*Data for processing*
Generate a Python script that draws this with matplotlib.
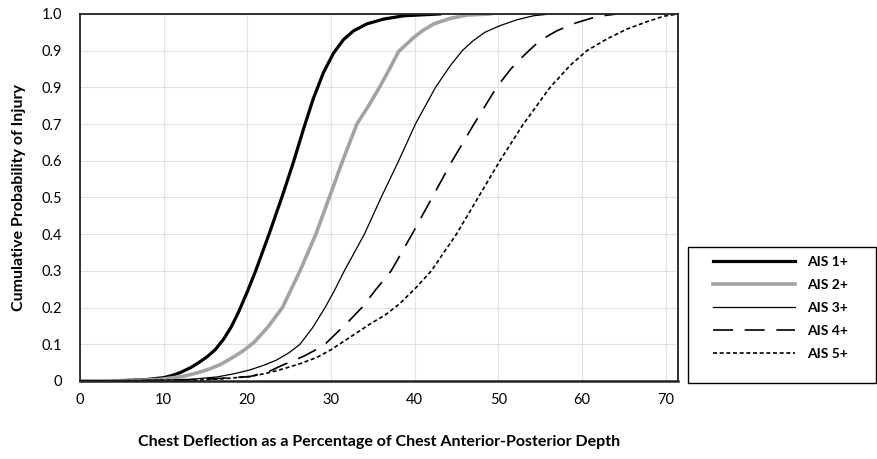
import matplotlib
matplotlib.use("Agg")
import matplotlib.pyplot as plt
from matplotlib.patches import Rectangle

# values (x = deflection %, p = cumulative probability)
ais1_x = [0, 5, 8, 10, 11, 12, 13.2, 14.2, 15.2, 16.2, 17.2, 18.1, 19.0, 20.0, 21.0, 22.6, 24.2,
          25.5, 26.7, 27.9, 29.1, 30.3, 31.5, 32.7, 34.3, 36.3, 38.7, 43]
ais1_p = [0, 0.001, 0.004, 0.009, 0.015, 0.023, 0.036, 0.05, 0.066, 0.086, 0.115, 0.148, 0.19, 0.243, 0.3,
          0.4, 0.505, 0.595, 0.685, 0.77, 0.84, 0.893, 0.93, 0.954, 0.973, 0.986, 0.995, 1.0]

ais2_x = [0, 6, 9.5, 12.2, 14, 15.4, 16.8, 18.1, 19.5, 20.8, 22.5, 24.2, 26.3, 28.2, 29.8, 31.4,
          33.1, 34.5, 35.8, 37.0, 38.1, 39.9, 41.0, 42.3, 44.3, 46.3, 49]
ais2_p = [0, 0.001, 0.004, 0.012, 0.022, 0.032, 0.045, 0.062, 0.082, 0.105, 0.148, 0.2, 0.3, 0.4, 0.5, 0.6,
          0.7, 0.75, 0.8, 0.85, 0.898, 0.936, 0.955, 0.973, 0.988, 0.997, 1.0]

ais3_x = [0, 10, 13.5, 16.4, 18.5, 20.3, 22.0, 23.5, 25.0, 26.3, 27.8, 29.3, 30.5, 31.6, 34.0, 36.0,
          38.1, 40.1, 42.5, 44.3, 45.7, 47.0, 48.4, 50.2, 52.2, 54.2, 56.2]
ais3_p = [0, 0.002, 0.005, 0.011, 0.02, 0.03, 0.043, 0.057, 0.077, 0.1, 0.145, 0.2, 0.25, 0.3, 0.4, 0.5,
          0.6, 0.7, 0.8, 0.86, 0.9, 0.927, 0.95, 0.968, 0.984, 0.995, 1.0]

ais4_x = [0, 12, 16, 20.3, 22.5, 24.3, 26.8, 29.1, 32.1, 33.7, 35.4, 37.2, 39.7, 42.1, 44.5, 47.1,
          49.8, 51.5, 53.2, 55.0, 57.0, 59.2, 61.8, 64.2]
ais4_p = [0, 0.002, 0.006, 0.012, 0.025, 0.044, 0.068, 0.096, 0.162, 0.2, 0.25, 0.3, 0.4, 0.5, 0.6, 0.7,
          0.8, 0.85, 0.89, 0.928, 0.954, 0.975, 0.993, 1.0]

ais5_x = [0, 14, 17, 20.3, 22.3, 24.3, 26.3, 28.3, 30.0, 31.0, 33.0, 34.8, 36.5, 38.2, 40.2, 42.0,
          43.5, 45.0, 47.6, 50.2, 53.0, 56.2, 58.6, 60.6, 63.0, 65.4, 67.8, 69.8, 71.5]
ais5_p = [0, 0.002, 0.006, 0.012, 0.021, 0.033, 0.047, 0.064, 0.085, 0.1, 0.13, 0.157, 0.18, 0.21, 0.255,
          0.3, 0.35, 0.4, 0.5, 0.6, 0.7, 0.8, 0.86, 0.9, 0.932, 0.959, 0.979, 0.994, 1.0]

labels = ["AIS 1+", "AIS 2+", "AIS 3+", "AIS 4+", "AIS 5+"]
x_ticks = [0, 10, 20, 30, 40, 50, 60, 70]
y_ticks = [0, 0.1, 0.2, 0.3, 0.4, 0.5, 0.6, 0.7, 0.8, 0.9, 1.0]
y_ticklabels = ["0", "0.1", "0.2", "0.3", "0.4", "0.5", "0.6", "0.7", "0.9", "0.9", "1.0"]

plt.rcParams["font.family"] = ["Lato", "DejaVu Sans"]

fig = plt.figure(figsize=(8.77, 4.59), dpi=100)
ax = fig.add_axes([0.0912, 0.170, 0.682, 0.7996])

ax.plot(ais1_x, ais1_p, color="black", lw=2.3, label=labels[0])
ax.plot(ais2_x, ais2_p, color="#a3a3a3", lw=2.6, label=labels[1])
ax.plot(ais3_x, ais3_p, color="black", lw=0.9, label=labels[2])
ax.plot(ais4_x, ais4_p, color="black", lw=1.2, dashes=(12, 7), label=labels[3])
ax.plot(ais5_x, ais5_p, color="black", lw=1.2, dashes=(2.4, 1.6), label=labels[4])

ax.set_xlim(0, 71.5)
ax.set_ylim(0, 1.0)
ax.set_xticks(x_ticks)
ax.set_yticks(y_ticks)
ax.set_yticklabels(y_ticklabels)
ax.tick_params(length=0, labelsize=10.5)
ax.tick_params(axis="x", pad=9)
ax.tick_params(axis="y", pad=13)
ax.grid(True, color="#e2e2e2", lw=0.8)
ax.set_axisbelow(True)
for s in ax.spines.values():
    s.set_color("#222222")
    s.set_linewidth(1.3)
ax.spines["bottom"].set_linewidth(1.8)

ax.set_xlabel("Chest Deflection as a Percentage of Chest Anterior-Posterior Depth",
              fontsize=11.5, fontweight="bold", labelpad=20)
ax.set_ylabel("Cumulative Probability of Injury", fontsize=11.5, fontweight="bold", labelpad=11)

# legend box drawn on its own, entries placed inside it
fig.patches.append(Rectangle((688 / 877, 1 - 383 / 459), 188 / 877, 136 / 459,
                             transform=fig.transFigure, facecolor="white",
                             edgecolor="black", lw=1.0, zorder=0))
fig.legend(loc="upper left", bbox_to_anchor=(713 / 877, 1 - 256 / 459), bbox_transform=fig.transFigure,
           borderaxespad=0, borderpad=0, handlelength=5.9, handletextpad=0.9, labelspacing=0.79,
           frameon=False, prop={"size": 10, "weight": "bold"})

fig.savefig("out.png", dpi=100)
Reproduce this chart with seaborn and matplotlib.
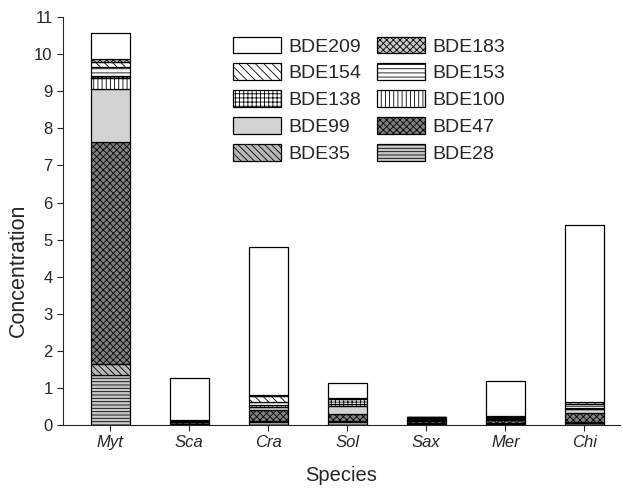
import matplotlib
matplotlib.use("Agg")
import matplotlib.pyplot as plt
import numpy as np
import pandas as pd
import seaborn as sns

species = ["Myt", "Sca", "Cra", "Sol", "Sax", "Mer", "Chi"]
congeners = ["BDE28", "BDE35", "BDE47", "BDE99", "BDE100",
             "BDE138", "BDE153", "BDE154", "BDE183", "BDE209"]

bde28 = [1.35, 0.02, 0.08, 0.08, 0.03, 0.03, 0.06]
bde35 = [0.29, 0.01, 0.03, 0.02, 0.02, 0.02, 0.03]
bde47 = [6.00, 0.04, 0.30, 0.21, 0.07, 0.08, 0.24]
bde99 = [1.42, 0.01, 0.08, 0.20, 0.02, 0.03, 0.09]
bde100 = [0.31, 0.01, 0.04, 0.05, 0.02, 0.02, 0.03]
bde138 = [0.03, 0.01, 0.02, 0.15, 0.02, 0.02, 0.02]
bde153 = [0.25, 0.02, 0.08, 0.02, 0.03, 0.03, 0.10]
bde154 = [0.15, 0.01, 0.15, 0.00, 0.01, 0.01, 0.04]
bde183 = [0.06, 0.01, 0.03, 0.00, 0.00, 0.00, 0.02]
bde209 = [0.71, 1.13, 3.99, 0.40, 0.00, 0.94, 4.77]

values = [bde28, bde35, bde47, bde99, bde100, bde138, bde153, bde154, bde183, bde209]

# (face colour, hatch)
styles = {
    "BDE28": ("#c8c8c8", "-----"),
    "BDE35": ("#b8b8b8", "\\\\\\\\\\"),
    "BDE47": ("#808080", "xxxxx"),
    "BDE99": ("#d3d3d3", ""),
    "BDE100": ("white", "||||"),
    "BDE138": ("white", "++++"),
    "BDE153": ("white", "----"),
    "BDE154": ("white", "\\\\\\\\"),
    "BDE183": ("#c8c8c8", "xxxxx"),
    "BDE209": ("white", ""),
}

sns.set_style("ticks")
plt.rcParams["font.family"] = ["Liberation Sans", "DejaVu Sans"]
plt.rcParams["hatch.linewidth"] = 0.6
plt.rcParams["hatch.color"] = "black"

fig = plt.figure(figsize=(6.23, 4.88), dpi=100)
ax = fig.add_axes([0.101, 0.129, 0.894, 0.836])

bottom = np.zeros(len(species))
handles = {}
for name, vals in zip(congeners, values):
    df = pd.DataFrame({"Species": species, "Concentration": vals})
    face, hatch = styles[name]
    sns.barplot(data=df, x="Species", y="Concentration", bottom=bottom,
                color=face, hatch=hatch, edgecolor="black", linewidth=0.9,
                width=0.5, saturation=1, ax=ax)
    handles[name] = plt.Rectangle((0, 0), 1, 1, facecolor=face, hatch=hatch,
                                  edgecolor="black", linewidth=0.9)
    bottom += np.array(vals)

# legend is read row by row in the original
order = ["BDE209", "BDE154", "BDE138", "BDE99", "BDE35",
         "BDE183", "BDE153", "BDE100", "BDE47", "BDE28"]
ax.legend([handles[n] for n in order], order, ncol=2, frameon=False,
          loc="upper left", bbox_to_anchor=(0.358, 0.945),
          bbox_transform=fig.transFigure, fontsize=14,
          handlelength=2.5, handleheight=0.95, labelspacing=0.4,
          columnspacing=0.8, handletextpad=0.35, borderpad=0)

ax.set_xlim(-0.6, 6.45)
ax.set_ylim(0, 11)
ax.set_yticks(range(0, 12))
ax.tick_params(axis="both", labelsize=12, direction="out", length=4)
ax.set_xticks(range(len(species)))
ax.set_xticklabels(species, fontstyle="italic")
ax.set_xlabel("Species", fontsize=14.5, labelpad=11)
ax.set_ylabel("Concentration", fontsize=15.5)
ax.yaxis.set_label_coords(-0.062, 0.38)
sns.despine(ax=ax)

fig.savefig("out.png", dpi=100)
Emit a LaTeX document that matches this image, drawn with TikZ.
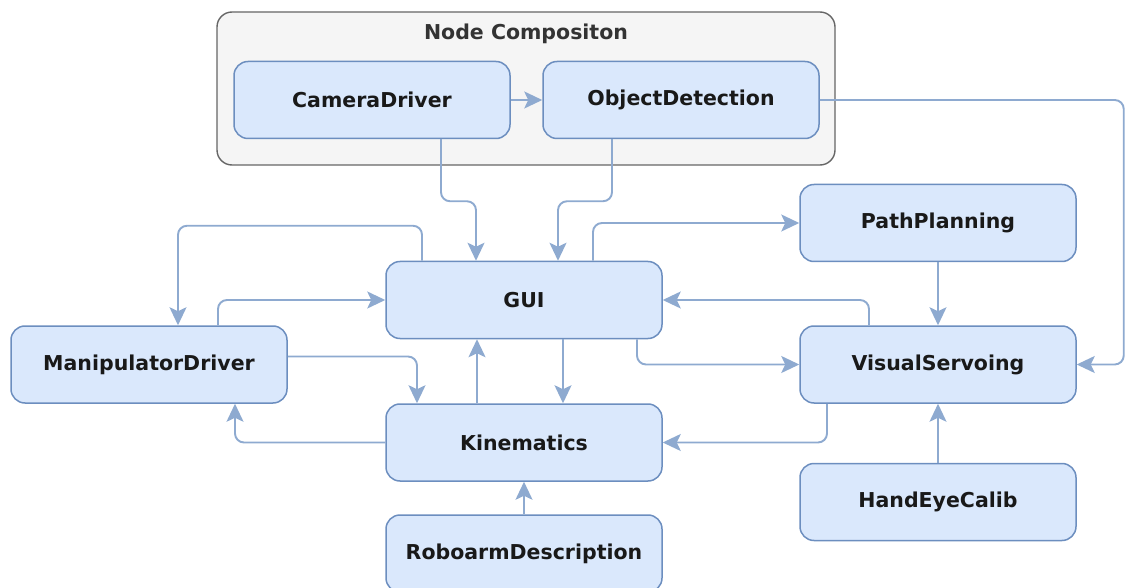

*Brief*
Go through the material above and copy each line that has the word "with".

*Exercise response*
Generate a Python script that draws this with matplotlib.
Reproduce this chart with seaborn and matplotlib.
Emit a LaTeX document that matches this image, drawn with TikZ.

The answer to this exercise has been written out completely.